Rumours spark Hong Kong bank run

Bank of East Asia denies instability after hundreds demand deposits back.

Depositors swamped the bank after text messages questioned BEA's financial stability [AFP]
Depositors swamped the bank after text messages questioned BEA's financial stability [AFP]

The bank gave assurances that its capital ratio was well above international standards.

Seeking to calm investors, it also said that its combined exposure to failed US investment bank Lehman Brothers and bailed-out insurer American International Group (AIG), was about $61m.

‘Sound bank’

Joseph Yam, the chief of the Hong Kong Monetary Authority, the Chinese territory’s de facto central bank, dismissed the rumours as “unfounded” and said BEA was “a very sound bank”.

The authority also said Hong Kong’s banking system as a whole was “safe and sound”.

But with debt and credit problems affecting the world’s financial institutions, many of the bank’s Hong Kong customers were less than assured.

“I’m very afraid.
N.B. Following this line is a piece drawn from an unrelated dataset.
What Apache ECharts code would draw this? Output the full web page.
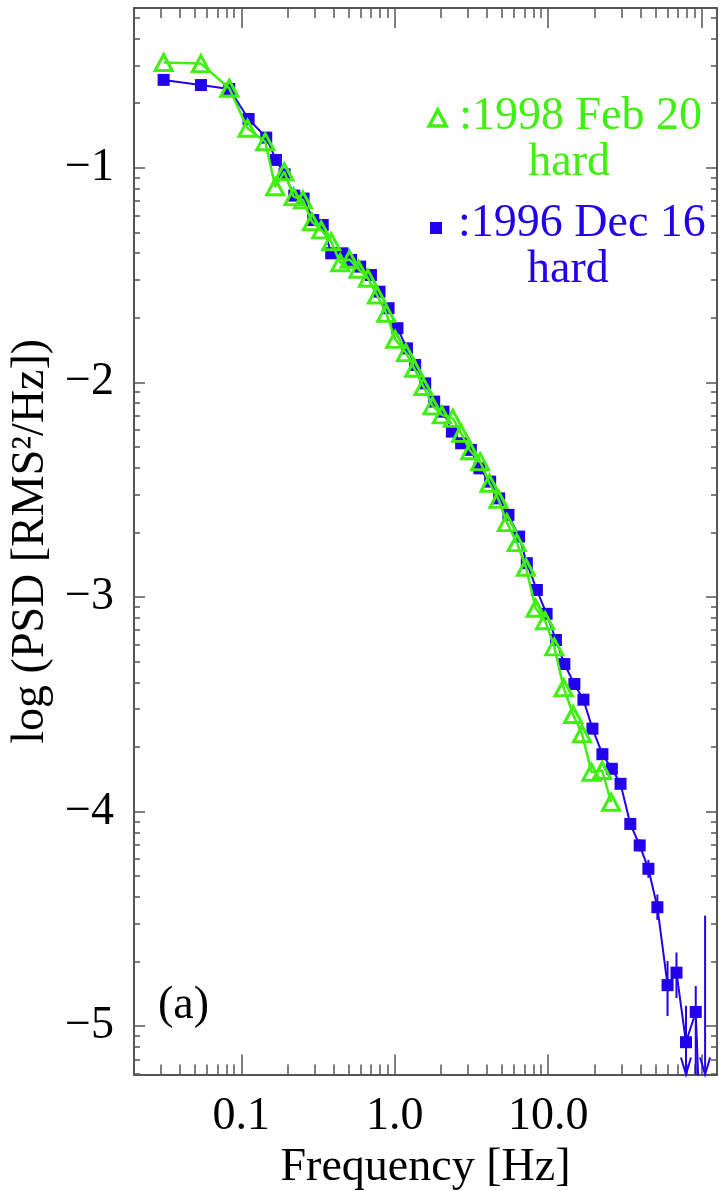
<!DOCTYPE html>
<html>
<head>
<meta charset="utf-8">
<script src="https://cdn.jsdelivr.net/npm/echarts@6/dist/echarts.min.js"></script>
<style>
html,body{margin:0;padding:0;background:#fff;}
#chart{width:721px;height:1191px;}
</style>
</head>
<body>
<div id="chart"></div>
<script>
// ---- data ----
const blueName = ':1996 Dec 16 hard';
const greenName = ':1998 Feb 20 hard';
const blueFreq = [0.0312,0.0546,0.0835,0.1116,0.1455,0.1683,0.1915,0.2215,0.2547,0.2944,0.3396,0.3857,0.457,0.52,0.5957,0.700,0.796,0.912,1.042,1.2015,1.360,1.580,1.808,2.080,2.358,2.710,3.136,3.565,4.188,4.794,5.513,6.47,7.26,8.44,9.77,11.24,12.75,14.82,16.98,19.44,22.58,26.0,29.63,34.3,39.5,45.0,51.5,60.0,68.6,79.1,91.6,105.4];
const blueVal = [-0.591,-0.615,-0.633,-0.773,-0.860,-0.964,-1.031,-1.130,-1.144,-1.244,-1.267,-1.399,-1.399,-1.43,-1.461,-1.500,-1.578,-1.655,-1.748,-1.842,-1.919,-2.005,-2.090,-2.137,-2.230,-2.284,-2.315,-2.401,-2.463,-2.541,-2.618,-2.719,-2.843,-2.968,-3.079,-3.201,-3.313,-3.406,-3.479,-3.614,-3.733,-3.801,-3.871,-4.058,-4.158,-4.267,-4.446,-4.809,-4.751,-5.075,-4.934,-6.1];
const errFreq = [39.5,45.0,51.5,60.0,68.6,79.1,91.6,105.4];
const errLo = [-4.186,-4.309,-4.505,-4.953,-4.869,-6.0,-5.3,-7.0];
const errHi = [-4.130,-4.225,-4.387,-4.697,-4.657,-4.906,-4.813,-4.485];
const errArrow = [0,0,0,0,0,1,0,1];
const greenFreq = [0.0312,0.0546,0.0835,0.1099,0.1434,0.1666,0.1906,0.2191,0.2523,0.2888,0.3321,0.3858,0.4416,0.5077,0.5808,0.669,0.7656,0.880,1.008,1.183,1.34,1.54,1.764,2.03,2.393,2.711,3.104,3.606,4.146,4.745,5.383,6.25,7.16,8.29,9.55,10.97,12.62,14.53,16.63,19.15,22.48,25.72];
const greenVal = [-0.51,-0.515,-0.63,-0.816,-0.879,-1.089,-1.019,-1.135,-1.150,-1.252,-1.29,-1.345,-1.443,-1.427,-1.473,-1.515,-1.593,-1.678,-1.800,-1.862,-1.935,-2.020,-2.110,-2.152,-2.168,-2.238,-2.319,-2.370,-2.471,-2.545,-2.654,-2.747,-2.862,-3.053,-3.111,-3.233,-3.423,-3.548,-3.638,-3.817,-3.809,-3.957];
const xMajorTicks = [0.1, 1, 10, 100];
const xLabelTicks = [0.1, 1, 10];
const xLabelText = ['0.1', '1.0', '10.0'];
const xDecades = [0.01, 0.1, 1, 10, 100];
const minorMult = [2,3,4,5,6,7,8,9];
const yMajorTicks = [-5,-4,-3,-2,-1];
const yDecades = [-6,-5,-4,-3,-2,-1];
const X_MIN = 0.02, X_MAX = 126;
const Y_MIN = -5.2255, Y_MAX = -0.256;

// ---- style ----
const GREEN = '#40f010';
const BLUE = '#2200ee';
const FONT = 'Liberation Serif';
const AXIS_COLOR = '#555';

const xMinor = [];
xDecades.forEach(d => minorMult.forEach(m => { const v = +(d*m).toPrecision(3); if (v > X_MIN && v < X_MAX) xMinor.push(v); }));
const yMinor = [];
yDecades.forEach(d => minorMult.forEach(m => { const v = d + Math.log10(m); if (v > Y_MIN && v < Y_MAX) yMinor.push(v); }));

function xAxisDef(pos, ticks, len, major, showLabel) {
  return {
    type: 'log', logBase: 10, min: X_MIN, max: X_MAX, position: pos, gridIndex: 0,
    axisLine: {show: major, lineStyle: {color: AXIS_COLOR, width: 2}},
    axisTick: {show: true, inside: true, length: len, customValues: ticks, lineStyle: {color: AXIS_COLOR, width: 1.5}},
    axisLabel: showLabel ? {
      show: true, customValues: xLabelTicks, margin: 19,
      formatter: v => xLabelText[Math.round(Math.log10(v)) + 1],
      fontFamily: FONT, fontSize: 46, color: '#000'
    } : {show: false},
    splitLine: {show: false}, minorTick: {show: false},
    name: showLabel ? 'Frequency [Hz]' : '',
    nameLocation: 'middle', nameGap: 70,
    nameTextStyle: {fontFamily: FONT, fontSize: 46, color: '#000'}
  };
}
function yAxisDef(pos, ticks, len, major, showLabel) {
  return {
    type: 'value', min: Y_MIN, max: Y_MAX, position: pos, gridIndex: 0,
    axisLine: {show: major, lineStyle: {color: AXIS_COLOR, width: 2}},
    axisTick: {show: true, inside: true, length: len, customValues: ticks, lineStyle: {color: AXIS_COLOR, width: 1.5}},
    axisLabel: showLabel ? {
      show: true, customValues: yMajorTicks, margin: 20,
      formatter: v => String(Math.round(v)).replace('-', '\u2212'),
      fontFamily: FONT, fontSize: 46, color: '#000'
    } : {show: false},
    splitLine: {show: false}, minorTick: {show: false},
    name: showLabel ? 'log (PSD [RMS\u00b2/Hz])' : '',
    nameLocation: 'middle', nameGap: 72, nameRotate: 90,
    nameTextStyle: {fontFamily: FONT, fontSize: 46, color: '#000'}
  };
}

function renderErr(params, api) {
  const cs = params.coordSys;
  const f = api.value(0), lo = api.value(1), hi = api.value(2), arrow = api.value(3);
  const pHi = api.coord([f, hi]);
  const pLo = api.coord([f, lo]);
  const bottom = cs.y + cs.height;
  const x = pHi[0];
  const yLo = Math.min(pLo[1], bottom);
  const children = [{type: 'line', shape: {x1: x, y1: pHi[1], x2: x, y2: yLo}, style: {stroke: BLUE, lineWidth: 2}}];
  if (arrow) {
    children.push({type: 'polyline', shape: {points: [[x - 5, bottom - 17], [x, bottom], [x + 5, bottom - 17]]}, style: {stroke: BLUE, lineWidth: 2, fill: null}});
  }
  return {type: 'group', children: children};
}

const chart = echarts.init(document.getElementById('chart'), null, {renderer: 'canvas'});
chart.setOption({
  animation: false,
  backgroundColor: '#fff',
  grid: {left: 134, right: 4, top: 8, bottom: 116.5, containLabel: false, outerBoundsMode: 'none'},
  xAxis: [
    xAxisDef('bottom', xMajorTicks, 20, true, true),
    xAxisDef('bottom', xMinor, 10, false, false),
    xAxisDef('top', xMajorTicks, 20, true, false),
    xAxisDef('top', xMinor, 10, false, false)
  ],
  yAxis: [
    yAxisDef('left', yMajorTicks, 11, true, true),
    yAxisDef('left', yMinor, 6, false, false),
    yAxisDef('right', yMajorTicks, 11, true, false),
    yAxisDef('right', yMinor, 6, false, false)
  ],
  legend: [
    {
      left: 427.5, top: 67, padding: 0, itemWidth: 17, itemHeight: 16, selectedMode: false,
      data: [{name: greenName, icon: 'triangle', itemStyle: {color: 'rgba(0,0,0,0)', borderColor: GREEN, borderWidth: 3.5}}],
      formatter: () => '{s| }\n{a|:1998 Feb 20}\n{b|hard}',
      textStyle: {color: GREEN, fontFamily: FONT, fontSize: 46,
        rich: {s: {fontSize: 10, lineHeight: 44}, a: {fontSize: 46, lineHeight: 46, color: GREEN, fontFamily: FONT, padding: [0, 0, 0, 8]},
               b: {fontSize: 46, lineHeight: 46, color: GREEN, fontFamily: FONT, padding: [0, 0, 0, 77]}}}
    },
    {
      left: 430, top: 177, padding: 0, itemWidth: 12, itemHeight: 12, selectedMode: false,
      data: [{name: blueName, icon: 'rect', itemStyle: {color: BLUE, borderWidth: 0}}],
      formatter: () => '{s| }\n{a|:1996 Dec 16}\n{b|hard}',
      textStyle: {color: BLUE, fontFamily: FONT, fontSize: 46,
        rich: {s: {fontSize: 10, lineHeight: 38}, a: {fontSize: 46, lineHeight: 46, color: BLUE, fontFamily: FONT, padding: [0, 0, 0, 11]},
               b: {fontSize: 46, lineHeight: 46, color: BLUE, fontFamily: FONT, padding: [0, 0, 0, 80]}}}
    }
  ],
  graphic: [{type: 'text', left: 158, top: 983, style: {text: '(a)', font: '46px "Liberation Serif"', fill: '#000'}}],
  series: [
    {
      name: 'err', type: 'custom', xAxisIndex: 0, yAxisIndex: 0, renderItem: renderErr,
      encode: {x: 0, y: [1, 2]}, z: 2, silent: true,
      data: errFreq.map((f, i) => [f, errLo[i], errHi[i], errArrow[i]])
    },
    {
      name: blueName, type: 'line', xAxisIndex: 0, yAxisIndex: 0, clip: true,
      data: blueFreq.map((f, i) => [f, blueVal[i]]),
      symbol: 'rect', symbolSize: 12, showAllSymbol: true,
      itemStyle: {color: BLUE}, lineStyle: {color: BLUE, width: 2}, z: 3
    },
    {
      name: greenName, type: 'line', xAxisIndex: 0, yAxisIndex: 0, clip: true,
      data: greenFreq.map((f, i) => [f, greenVal[i]]),
      symbol: 'triangle', symbolSize: [17, 16], showAllSymbol: true,
      itemStyle: {color: 'rgba(0,0,0,0)', borderColor: GREEN, borderWidth: 3},
      lineStyle: {color: GREEN, width: 2.5}, z: 4
    }
  ]
});
</script>
</body>
</html>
I’m very worried,” said Cindy Li, a 48-year-old waitress who showed up at the bank’s headquarters to withdraw her entire savings of more than $26,000.

“I don’t know what the world has come to. It’s better if I keep my money on hand.”

The company’s stock tumbled almost seven per cent to HK$25.15.

The rumours apparently emerged after Moody’s Investors Service changed its outlook on BEA’s credit rating from stable to negative on Friday, citing a recent insider trading case that exposed “lacklustre internal controls” at the bank.

Last week, the bank revealed a trading loss of nearly $12m it says was incurred by a rogue equity derivatives trader who “manipulated” valuations to hide losses.

The discovery forced the bank to revise down its earnings for the first half of the year.

Lehman-linked probe

BEA’s troubles come as Hong Kong’s financial regulator said it had launched an investigation into a failed investment scheme linked to Lehman Brothers that has affected hundreds of people.

The Securities and Futures Commission (SFC) said it would examine whether the products had been improperly sold to retail investors – many of them retirees who had put in all their savings – who say their own banks encouraged them to invest, but did not warn them of the risks.

The Lehman-licensed mini-bonds were made worthless once the guarantor – Lehman – went bankrupt.

Investors who had bought $1.63bn of the products had on Tuesday threatened to sue up to 21 institutions who had sold them, Albert Ho, a Hong Kong legislator, said.

Lehman Brothers, one of Wall Street’s most established investment banks, collapsed last week.